◆ **What the task asks**:
Output all of the data below exactly as given.

## begin Data block

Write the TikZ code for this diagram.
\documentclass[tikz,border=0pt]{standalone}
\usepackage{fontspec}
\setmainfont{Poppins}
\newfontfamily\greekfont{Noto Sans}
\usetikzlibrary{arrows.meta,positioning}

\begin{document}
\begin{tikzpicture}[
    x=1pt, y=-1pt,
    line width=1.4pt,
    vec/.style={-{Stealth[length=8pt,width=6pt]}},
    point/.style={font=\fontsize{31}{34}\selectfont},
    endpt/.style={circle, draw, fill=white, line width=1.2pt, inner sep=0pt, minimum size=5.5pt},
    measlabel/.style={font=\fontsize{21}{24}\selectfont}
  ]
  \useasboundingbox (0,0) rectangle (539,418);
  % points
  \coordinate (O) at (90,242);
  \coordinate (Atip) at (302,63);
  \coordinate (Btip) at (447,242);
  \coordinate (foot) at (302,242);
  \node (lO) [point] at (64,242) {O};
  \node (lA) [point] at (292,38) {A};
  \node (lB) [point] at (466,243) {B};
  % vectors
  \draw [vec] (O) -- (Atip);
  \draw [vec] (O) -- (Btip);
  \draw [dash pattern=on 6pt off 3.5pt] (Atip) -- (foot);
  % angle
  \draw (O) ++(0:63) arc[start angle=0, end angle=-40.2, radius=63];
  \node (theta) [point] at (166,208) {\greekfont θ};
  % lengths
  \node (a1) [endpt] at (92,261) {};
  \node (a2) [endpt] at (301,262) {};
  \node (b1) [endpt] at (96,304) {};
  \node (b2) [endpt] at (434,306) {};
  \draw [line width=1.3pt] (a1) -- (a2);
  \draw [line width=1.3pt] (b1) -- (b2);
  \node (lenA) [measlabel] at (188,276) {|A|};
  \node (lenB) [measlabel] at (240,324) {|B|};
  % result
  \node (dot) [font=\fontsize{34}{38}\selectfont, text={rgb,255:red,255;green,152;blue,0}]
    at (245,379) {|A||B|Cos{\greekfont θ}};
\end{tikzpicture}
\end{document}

## end Data block

◆ **Solution**:
Write the TikZ code for this diagram.
\documentclass[tikz,border=0pt]{standalone}
\usepackage{fontspec}
\setmainfont{Poppins}
\newfontfamily\greekfont{Noto Sans}
\usetikzlibrary{arrows.meta,positioning}

\begin{document}
\begin{tikzpicture}[
    x=1pt, y=-1pt,
    line width=1.4pt,
    vec/.style={-{Stealth[length=8pt,width=6pt]}},
    point/.style={font=\fontsize{31}{34}\selectfont},
    endpt/.style={circle, draw, fill=white, line width=1.2pt, inner sep=0pt, minimum size=5.5pt},
    measlabel/.style={font=\fontsize{21}{24}\selectfont}
  ]
  \useasboundingbox (0,0) rectangle (539,418);
  % points
  \coordinate (O) at (90,242);
  \coordinate (Atip) at (302,63);
  \coordinate (Btip) at (447,242);
  \coordinate (foot) at (302,242);
  \node (lO) [point] at (64,242) {O};
  \node (lA) [point] at (292,38) {A};
  \node (lB) [point] at (466,243) {B};
  % vectors
  \draw [vec] (O) -- (Atip);
  \draw [vec] (O) -- (Btip);
  \draw [dash pattern=on 6pt off 3.5pt] (Atip) -- (foot);
  % angle
  \draw (O) ++(0:63) arc[start angle=0, end angle=-40.2, radius=63];
  \node (theta) [point] at (166,208) {\greekfont θ};
  % lengths
  \node (a1) [endpt] at (92,261) {};
  \node (a2) [endpt] at (301,262) {};
  \node (b1) [endpt] at (96,304) {};
  \node (b2) [endpt] at (434,306) {};
  \draw [line width=1.3pt] (a1) -- (a2);
  \draw [line width=1.3pt] (b1) -- (b2);
  \node (lenA) [measlabel] at (188,276) {|A|};
  \node (lenB) [measlabel] at (240,324) {|B|};
  % result
  \node (dot) [font=\fontsize{34}{38}\selectfont, text={rgb,255:red,255;green,152;blue,0}]
    at (245,379) {|A||B|Cos{\greekfont θ}};
\end{tikzpicture}
\end{document}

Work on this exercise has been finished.